[begin Record extracts]

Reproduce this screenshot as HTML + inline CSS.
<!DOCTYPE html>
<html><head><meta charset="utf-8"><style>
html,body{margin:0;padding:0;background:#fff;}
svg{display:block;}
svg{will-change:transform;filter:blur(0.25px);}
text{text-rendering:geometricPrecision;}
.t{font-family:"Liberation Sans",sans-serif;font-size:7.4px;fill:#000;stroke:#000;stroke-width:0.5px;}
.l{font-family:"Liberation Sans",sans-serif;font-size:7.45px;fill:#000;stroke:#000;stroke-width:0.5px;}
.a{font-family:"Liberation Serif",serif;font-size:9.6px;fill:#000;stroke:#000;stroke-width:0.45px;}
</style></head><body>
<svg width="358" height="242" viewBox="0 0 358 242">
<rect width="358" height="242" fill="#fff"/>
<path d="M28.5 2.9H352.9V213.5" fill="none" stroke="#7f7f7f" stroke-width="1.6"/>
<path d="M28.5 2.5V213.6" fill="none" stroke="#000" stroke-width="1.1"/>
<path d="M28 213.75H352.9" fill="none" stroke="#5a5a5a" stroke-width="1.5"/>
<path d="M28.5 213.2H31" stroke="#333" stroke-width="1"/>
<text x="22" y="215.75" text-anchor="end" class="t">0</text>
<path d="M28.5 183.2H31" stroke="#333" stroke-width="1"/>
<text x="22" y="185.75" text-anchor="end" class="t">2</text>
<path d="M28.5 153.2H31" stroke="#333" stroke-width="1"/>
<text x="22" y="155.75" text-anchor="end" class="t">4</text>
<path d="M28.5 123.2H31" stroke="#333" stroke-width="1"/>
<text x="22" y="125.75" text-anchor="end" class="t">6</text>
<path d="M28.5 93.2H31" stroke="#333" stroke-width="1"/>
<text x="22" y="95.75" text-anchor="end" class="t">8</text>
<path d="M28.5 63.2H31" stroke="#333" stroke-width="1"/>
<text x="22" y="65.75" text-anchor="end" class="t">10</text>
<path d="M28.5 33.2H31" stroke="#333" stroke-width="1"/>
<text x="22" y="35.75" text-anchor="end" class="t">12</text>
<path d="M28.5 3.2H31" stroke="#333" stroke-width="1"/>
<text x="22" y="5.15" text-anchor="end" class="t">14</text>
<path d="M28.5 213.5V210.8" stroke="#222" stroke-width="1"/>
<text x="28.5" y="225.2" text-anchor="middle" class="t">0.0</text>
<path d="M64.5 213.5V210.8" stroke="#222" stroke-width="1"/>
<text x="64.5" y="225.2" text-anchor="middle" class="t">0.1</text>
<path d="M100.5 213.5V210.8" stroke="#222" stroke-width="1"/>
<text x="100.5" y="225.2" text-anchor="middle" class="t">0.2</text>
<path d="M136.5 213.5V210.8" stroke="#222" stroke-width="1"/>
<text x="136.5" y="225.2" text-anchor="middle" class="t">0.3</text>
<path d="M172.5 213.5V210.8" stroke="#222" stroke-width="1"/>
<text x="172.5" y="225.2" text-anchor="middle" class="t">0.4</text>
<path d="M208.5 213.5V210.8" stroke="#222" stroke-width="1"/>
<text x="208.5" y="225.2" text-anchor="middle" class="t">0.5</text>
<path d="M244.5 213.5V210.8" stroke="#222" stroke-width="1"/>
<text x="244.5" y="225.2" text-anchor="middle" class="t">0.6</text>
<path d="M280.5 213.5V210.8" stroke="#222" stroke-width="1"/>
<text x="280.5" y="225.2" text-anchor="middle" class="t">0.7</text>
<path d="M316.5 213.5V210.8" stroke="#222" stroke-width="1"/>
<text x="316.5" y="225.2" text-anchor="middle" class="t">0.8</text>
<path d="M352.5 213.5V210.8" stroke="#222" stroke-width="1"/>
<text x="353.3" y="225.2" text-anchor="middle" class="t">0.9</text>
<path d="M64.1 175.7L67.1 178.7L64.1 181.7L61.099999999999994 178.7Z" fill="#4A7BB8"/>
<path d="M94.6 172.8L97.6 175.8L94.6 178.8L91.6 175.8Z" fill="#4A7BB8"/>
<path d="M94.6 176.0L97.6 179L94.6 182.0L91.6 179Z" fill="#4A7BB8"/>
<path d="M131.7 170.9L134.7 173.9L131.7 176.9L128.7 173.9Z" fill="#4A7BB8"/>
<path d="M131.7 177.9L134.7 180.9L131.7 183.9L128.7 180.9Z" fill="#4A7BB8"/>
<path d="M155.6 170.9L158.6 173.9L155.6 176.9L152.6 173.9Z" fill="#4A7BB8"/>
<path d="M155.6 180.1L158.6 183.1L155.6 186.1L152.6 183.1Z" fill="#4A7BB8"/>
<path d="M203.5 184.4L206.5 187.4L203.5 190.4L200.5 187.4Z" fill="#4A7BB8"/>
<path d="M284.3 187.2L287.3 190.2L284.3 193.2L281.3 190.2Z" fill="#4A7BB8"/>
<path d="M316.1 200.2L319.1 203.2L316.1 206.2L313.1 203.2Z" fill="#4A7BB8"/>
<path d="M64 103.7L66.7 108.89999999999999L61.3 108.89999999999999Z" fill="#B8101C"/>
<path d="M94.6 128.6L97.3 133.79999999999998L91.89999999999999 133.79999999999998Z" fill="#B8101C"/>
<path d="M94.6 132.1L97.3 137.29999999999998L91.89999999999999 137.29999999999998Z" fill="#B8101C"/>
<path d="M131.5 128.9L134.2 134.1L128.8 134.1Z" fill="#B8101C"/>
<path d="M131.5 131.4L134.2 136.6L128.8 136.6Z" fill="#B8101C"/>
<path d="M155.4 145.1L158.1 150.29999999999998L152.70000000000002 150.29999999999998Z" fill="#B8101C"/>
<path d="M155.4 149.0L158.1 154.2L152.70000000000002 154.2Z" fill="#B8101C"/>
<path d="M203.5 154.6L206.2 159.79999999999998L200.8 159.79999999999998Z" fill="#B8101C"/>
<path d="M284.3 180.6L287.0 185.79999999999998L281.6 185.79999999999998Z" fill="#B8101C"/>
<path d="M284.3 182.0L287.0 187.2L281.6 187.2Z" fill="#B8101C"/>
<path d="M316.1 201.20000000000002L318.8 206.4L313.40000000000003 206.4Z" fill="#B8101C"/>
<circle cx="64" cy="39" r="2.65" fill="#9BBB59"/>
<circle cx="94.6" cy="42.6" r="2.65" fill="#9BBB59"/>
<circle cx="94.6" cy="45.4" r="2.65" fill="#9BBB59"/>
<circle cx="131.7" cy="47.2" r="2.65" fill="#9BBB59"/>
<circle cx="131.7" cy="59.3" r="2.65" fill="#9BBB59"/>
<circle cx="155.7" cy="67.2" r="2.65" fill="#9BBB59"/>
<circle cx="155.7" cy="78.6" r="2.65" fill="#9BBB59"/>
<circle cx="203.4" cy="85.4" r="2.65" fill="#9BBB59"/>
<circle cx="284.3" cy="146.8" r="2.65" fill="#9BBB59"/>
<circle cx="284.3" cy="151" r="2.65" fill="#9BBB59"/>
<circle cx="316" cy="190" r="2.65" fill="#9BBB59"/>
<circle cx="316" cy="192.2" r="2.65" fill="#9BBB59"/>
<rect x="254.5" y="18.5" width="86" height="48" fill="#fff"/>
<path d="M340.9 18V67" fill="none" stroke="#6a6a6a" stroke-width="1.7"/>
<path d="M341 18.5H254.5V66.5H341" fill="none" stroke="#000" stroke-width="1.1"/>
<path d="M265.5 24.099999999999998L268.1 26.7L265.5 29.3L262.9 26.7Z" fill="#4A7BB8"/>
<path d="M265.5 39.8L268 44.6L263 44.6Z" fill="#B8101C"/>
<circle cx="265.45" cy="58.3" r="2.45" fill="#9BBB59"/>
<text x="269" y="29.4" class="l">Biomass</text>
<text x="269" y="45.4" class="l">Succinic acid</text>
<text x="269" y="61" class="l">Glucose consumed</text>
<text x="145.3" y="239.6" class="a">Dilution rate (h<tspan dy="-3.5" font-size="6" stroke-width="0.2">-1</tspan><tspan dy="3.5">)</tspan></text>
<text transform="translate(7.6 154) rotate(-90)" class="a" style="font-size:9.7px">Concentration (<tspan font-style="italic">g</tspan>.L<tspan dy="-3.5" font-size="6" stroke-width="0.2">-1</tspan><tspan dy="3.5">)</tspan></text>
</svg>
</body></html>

[end Record extracts]
[begin Record extracts]

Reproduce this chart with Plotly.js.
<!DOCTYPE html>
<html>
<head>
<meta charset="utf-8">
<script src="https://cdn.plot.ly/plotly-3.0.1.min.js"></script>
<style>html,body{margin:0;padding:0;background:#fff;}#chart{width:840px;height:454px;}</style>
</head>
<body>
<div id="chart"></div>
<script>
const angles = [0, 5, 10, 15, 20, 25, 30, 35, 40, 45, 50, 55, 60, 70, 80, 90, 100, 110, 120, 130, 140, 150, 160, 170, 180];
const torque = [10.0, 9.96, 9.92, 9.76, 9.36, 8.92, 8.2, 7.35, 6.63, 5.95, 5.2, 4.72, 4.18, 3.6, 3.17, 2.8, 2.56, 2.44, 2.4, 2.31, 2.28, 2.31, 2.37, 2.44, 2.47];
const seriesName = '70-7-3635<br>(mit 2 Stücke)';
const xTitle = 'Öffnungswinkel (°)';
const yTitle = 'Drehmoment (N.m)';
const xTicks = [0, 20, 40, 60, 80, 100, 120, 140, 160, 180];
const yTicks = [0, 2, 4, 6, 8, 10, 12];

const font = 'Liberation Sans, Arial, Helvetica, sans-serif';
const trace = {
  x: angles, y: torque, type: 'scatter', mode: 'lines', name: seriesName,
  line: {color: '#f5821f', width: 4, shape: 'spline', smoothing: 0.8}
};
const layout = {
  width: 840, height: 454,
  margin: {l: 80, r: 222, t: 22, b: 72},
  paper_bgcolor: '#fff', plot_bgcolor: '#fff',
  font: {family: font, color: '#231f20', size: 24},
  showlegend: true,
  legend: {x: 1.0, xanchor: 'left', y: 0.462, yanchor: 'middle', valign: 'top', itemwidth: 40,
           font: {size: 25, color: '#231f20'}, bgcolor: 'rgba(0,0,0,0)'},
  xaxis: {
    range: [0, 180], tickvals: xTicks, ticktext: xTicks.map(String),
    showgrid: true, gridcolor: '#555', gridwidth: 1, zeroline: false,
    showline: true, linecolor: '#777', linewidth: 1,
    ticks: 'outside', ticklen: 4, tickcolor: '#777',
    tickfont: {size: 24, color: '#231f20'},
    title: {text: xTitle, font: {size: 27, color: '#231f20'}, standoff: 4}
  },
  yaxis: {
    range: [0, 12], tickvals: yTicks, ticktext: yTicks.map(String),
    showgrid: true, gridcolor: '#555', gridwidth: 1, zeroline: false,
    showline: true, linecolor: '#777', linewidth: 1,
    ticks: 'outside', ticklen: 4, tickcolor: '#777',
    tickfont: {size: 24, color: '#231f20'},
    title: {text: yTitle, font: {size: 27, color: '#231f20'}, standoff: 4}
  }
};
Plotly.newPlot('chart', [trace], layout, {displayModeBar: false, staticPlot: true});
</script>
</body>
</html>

[end Record extracts]

Quote the data above from the line containing "Reproduce this chart with Plotly.js." to the line containing "const yTicks = [0, 2, 4, 6, 8, 10, 12];", inclusive, and stop.

→ Answer to this problem:
Reproduce this chart with Plotly.js.
<!DOCTYPE html>
<html>
<head>
<meta charset="utf-8">
<script src="https://cdn.plot.ly/plotly-3.0.1.min.js"></script>
<style>html,body{margin:0;padding:0;background:#fff;}#chart{width:840px;height:454px;}</style>
</head>
<body>
<div id="chart"></div>
<script>
const angles = [0, 5, 10, 15, 20, 25, 30, 35, 40, 45, 50, 55, 60, 70, 80, 90, 100, 110, 120, 130, 140, 150, 160, 170, 180];
const torque = [10.0, 9.96, 9.92, 9.76, 9.36, 8.92, 8.2, 7.35, 6.63, 5.95, 5.2, 4.72, 4.18, 3.6, 3.17, 2.8, 2.56, 2.44, 2.4, 2.31, 2.28, 2.31, 2.37, 2.44, 2.47];
const seriesName = '70-7-3635<br>(mit 2 Stücke)';
const xTitle = 'Öffnungswinkel (°)';
const yTitle = 'Drehmoment (N.m)';
const xTicks = [0, 20, 40, 60, 80, 100, 120, 140, 160, 180];
const yTicks = [0, 2, 4, 6, 8, 10, 12];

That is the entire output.